About page: Alex's about page is nothing crazy and that is totally ok. He has 13 years of experience doing a lot of the talking for him, so having a page like this, in my opinion, is kind of a nice to have. However it is always appreciated to provide a page like this so visitors can learn more about you, the type of work you do, and any other small details that help paint a better picture of you as a creative.

**Contact page: **Yep you guessed it, a link to contact Alex. Fin.

Now let's talk about Alex's case study pages. This is the area I see a lot of designers and creatives struggling with. The HOW and WHAT to highlight from a completed design project. Alex's case study pages are straight to point. He includes a ton of great images to help illustrate the variety of different problems he has helped solve and the solutions he has built to do so.

The other great thing about Alex's case study pages is that he has also included a bunch of descriptions between his images to help provide context about what it is we are looking at but also to explain his process.

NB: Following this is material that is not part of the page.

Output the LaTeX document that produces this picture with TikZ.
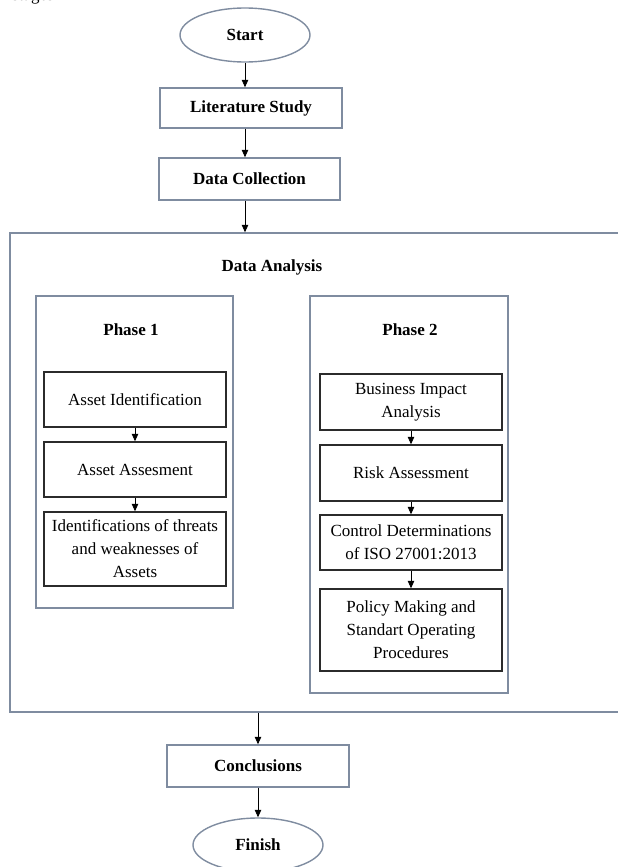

Alex goes above and beyond at the end of most of his project case studies by providing a section that acts as a TLDR. In this section he summarizes exactly he and the team has done by providing very clear details about the deliverables and results of his work. From the projects that I looked over, Alex has been very intentional about providing some sort of data point that speaks to an increase in business, performance, delivery, etc.

Alex's design portfolio website is a great example of how to distill all of the important pieces from your experience and previous projects into a concise and legible summary. Resulting in visitors not only enjoying but learning about you as a designer and how much of an impact you could make working together.

Score: 8.3/10

Built with: Framer

View portfolio here.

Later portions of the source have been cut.